Vanderbilt and his wife Virginia had a son, William Kissam Vanderbilt III and daughters Muriel and Consuelo, the latter named for her aunt. However, the Vanderbilts separated after ten years of marriage but did not formally divorce until 1927 when he wanted to remarry. Divorce proceedings were handled by his New York lawyers while he and Rosamund Lancaster Warburton waited discreetly away from the media at a home in the Parisian suburb of Passy, France. When the divorce matters were complete, the couple were married at the Hotel de Ville (city hall) in Paris.

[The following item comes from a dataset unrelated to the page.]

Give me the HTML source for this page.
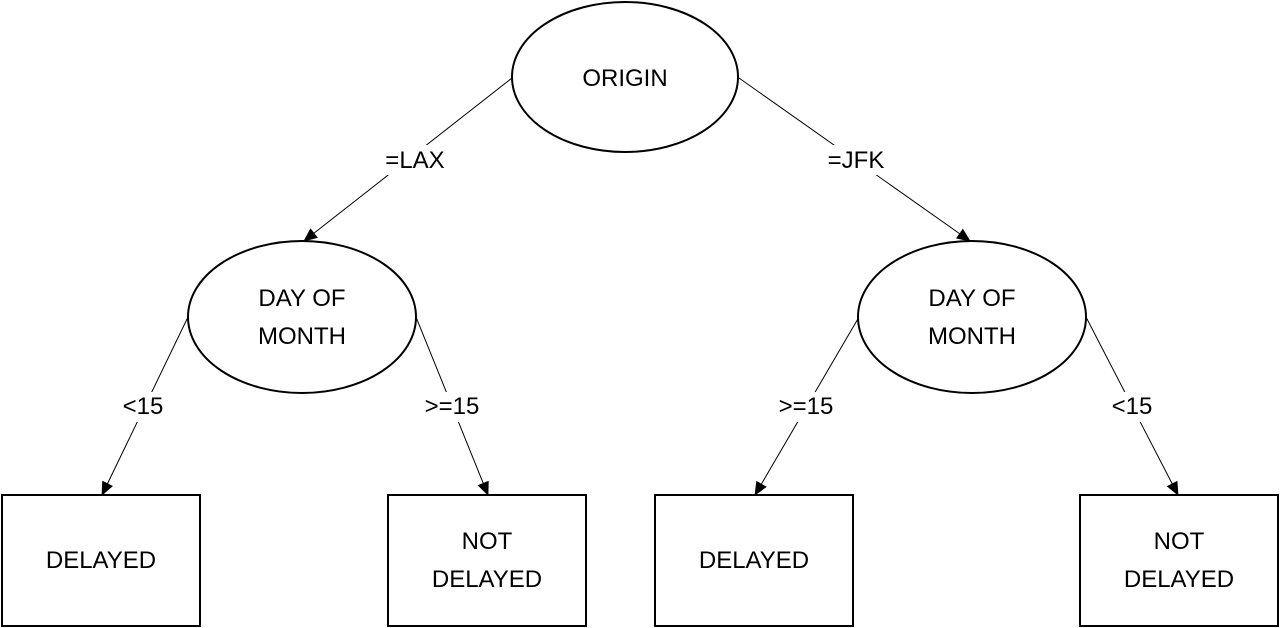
<!DOCTYPE html>
<html><head><style>body{margin:0;background:#fff}svg{display:block}text{font-family:"Liberation Sans",sans-serif;font-size:24px;fill:#000;text-anchor:middle}</style></head><body>
<svg width="1280" height="628" viewBox="0 0 1280 628">
<defs><marker id="a" markerWidth="14" markerHeight="12" refX="13" refY="6" orient="auto" markerUnits="userSpaceOnUse"><path d="M0,0 L14,6 L0,12 z" fill="#000"/></marker></defs>
<g stroke="#000" stroke-width="1" fill="none">
<line x1="512" y1="78" x2="304" y2="241" marker-end="url(#a)"/>
<line x1="739" y1="78" x2="970" y2="241" marker-end="url(#a)"/>
<line x1="188" y1="317" x2="102" y2="495" marker-end="url(#a)"/>
<line x1="416" y1="317" x2="488" y2="495" marker-end="url(#a)"/>
<line x1="859" y1="317" x2="755" y2="495" marker-end="url(#a)"/>
<line x1="1086" y1="317" x2="1178" y2="495" marker-end="url(#a)"/>
</g>
<g fill="#fff">
<rect x="372" y="145" width="88" height="30"/><rect x="822" y="145" width="68" height="30"/>
<rect x="117" y="392" width="52" height="30"/><rect x="416" y="392" width="72" height="30"/>
<rect x="770" y="392" width="72" height="30"/><rect x="1106" y="392" width="52" height="30"/>
</g>
<g fill="#fff" stroke="#000" stroke-width="2">
<ellipse cx="625" cy="77" rx="113" ry="75"/>
<ellipse cx="302" cy="317" rx="114" ry="76"/>
<ellipse cx="972" cy="317" rx="114" ry="76"/>
<rect x="2" y="495" width="198" height="131"/>
<rect x="388" y="495" width="198" height="131"/>
<rect x="655" y="495" width="198" height="131"/>
<rect x="1080" y="495" width="198" height="131"/>
</g>
<text x="625" y="86">ORIGIN</text>
<text x="302" y="306">DAY OF</text><text x="302" y="344">MONTH</text>
<text x="972" y="306">DAY OF</text><text x="972" y="344">MONTH</text>
<text x="415" y="168">=LAX</text><text x="856" y="168">=JFK</text>
<text x="143" y="414">&lt;15</text><text x="452" y="414">&gt;=15</text>
<text x="806" y="414">&gt;=15</text><text x="1132" y="414">&lt;15</text>
<text x="101" y="568">DELAYED</text>
<text x="487" y="549">NOT</text><text x="487" y="587">DELAYED</text>
<text x="754" y="568">DELAYED</text>
<text x="1179" y="549">NOT</text><text x="1179" y="587">DELAYED</text>
</svg>
</body></html>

In 1933, tragedy struck the Vanderbilt family when his 26-year-old son, William Kissam III, was killed in an automobile accident in South Carolina while driving home to New York City from his father's Florida estate. His son had inherited his fathers love of fast cars and exotic travel and in his memory, Willie K Vanderbilt added a new wing to his Eagle's Nest home in Long Island to house memorabilia, trophies, and souvenirs including those from his son's African safaris. He then opened the estate for public viewing several days a week and organized his will so that that upon his death the Eagle's Nest property along with a $2 million upkeep fund would be given to Suffolk County, New York to serve as a public museum.